**RECORDS FOR THIS TASK**:

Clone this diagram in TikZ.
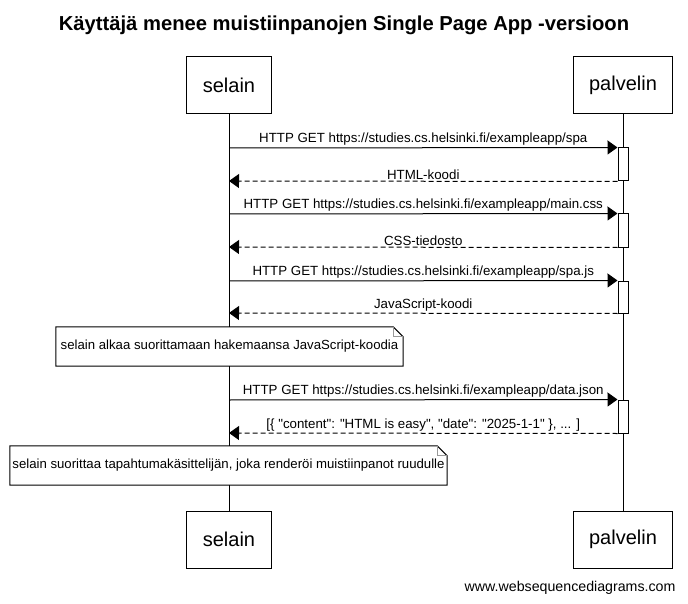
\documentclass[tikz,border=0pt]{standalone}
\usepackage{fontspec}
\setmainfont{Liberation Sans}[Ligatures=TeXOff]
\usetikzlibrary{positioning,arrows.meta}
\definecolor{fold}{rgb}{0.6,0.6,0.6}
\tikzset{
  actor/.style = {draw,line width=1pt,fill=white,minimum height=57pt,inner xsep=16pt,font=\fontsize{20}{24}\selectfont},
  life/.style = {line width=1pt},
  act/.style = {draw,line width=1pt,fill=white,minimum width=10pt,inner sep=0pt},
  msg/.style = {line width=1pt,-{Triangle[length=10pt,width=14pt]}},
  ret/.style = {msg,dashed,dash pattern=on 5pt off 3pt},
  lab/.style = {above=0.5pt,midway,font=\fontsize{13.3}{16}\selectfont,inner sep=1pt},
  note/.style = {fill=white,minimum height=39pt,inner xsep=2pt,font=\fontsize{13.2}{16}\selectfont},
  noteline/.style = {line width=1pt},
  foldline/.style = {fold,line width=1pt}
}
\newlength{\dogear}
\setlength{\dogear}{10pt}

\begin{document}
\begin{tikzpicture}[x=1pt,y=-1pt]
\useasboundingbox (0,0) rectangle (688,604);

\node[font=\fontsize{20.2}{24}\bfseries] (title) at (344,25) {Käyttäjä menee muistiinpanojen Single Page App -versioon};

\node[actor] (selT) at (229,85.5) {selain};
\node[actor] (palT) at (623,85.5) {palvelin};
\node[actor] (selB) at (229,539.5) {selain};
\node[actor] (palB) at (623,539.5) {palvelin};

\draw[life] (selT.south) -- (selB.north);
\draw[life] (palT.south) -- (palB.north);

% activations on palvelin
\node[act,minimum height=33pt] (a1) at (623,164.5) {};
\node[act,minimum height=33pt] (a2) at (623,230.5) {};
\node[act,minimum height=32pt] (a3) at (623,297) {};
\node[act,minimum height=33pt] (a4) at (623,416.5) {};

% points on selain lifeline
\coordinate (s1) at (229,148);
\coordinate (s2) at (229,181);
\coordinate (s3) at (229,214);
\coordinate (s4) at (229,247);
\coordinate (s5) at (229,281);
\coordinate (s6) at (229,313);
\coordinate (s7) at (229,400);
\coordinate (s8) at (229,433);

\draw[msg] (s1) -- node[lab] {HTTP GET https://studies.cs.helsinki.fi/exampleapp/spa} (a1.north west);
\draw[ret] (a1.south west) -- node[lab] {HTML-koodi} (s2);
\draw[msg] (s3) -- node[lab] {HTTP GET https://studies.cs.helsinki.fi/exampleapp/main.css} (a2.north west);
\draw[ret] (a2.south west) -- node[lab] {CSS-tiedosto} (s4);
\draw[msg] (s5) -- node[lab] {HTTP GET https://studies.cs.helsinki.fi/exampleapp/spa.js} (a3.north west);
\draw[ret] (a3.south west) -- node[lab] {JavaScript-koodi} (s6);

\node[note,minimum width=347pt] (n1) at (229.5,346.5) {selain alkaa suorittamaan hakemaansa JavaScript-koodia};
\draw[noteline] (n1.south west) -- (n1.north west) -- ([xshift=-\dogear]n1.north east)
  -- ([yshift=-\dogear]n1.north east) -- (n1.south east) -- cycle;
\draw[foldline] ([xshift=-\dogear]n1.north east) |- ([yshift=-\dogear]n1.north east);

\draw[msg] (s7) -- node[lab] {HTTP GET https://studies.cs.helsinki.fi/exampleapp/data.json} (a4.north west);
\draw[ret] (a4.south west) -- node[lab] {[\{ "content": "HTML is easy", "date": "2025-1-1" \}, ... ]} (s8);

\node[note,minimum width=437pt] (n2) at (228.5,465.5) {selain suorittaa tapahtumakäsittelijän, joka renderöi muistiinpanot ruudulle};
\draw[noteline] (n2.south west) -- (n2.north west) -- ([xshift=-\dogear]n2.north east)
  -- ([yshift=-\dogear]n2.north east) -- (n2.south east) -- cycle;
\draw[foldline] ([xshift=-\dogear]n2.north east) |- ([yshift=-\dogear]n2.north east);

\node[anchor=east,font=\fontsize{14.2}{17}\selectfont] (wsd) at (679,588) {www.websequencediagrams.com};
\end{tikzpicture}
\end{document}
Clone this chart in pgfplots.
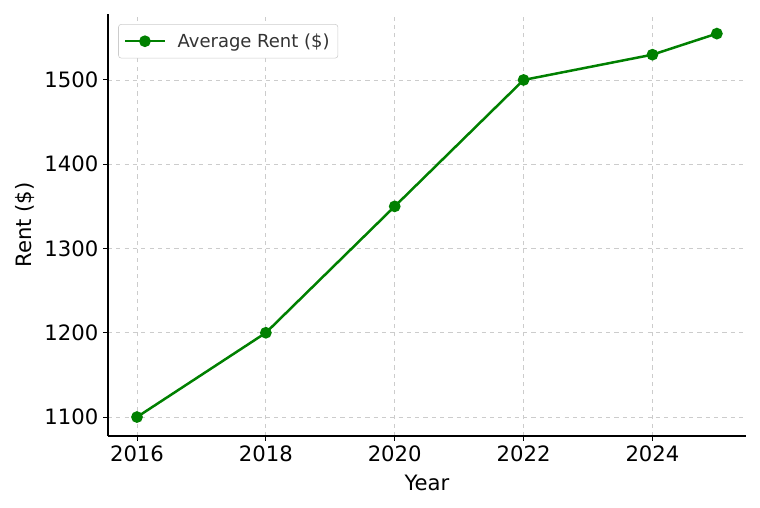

**PROBLEM TO WORK ON**: Starting at the top of the listing above, please restate word for word each line up to and including the one that holds "(s8) at (229,433);", omitting every image.

**WRITTEN REPLY**:
Clone this diagram in TikZ.
\documentclass[tikz,border=0pt]{standalone}
\usepackage{fontspec}
\setmainfont{Liberation Sans}[Ligatures=TeXOff]
\usetikzlibrary{positioning,arrows.meta}
\definecolor{fold}{rgb}{0.6,0.6,0.6}
\tikzset{
  actor/.style = {draw,line width=1pt,fill=white,minimum height=57pt,inner xsep=16pt,font=\fontsize{20}{24}\selectfont},
  life/.style = {line width=1pt},
  act/.style = {draw,line width=1pt,fill=white,minimum width=10pt,inner sep=0pt},
  msg/.style = {line width=1pt,-{Triangle[length=10pt,width=14pt]}},
  ret/.style = {msg,dashed,dash pattern=on 5pt off 3pt},
  lab/.style = {above=0.5pt,midway,font=\fontsize{13.3}{16}\selectfont,inner sep=1pt},
  note/.style = {fill=white,minimum height=39pt,inner xsep=2pt,font=\fontsize{13.2}{16}\selectfont},
  noteline/.style = {line width=1pt},
  foldline/.style = {fold,line width=1pt}
}
\newlength{\dogear}
\setlength{\dogear}{10pt}

\begin{document}
\begin{tikzpicture}[x=1pt,y=-1pt]
\useasboundingbox (0,0) rectangle (688,604);

\node[font=\fontsize{20.2}{24}\bfseries] (title) at (344,25) {Käyttäjä menee muistiinpanojen Single Page App -versioon};

\node[actor] (selT) at (229,85.5) {selain};
\node[actor] (palT) at (623,85.5) {palvelin};
\node[actor] (selB) at (229,539.5) {selain};
\node[actor] (palB) at (623,539.5) {palvelin};

\draw[life] (selT.south) -- (selB.north);
\draw[life] (palT.south) -- (palB.north);

% activations on palvelin
\node[act,minimum height=33pt] (a1) at (623,164.5) {};
\node[act,minimum height=33pt] (a2) at (623,230.5) {};
\node[act,minimum height=32pt] (a3) at (623,297) {};
\node[act,minimum height=33pt] (a4) at (623,416.5) {};

% points on selain lifeline
\coordinate (s1) at (229,148);
\coordinate (s2) at (229,181);
\coordinate (s3) at (229,214);
\coordinate (s4) at (229,247);
\coordinate (s5) at (229,281);
\coordinate (s6) at (229,313);
\coordinate (s7) at (229,400);
\coordinate (s8) at (229,433);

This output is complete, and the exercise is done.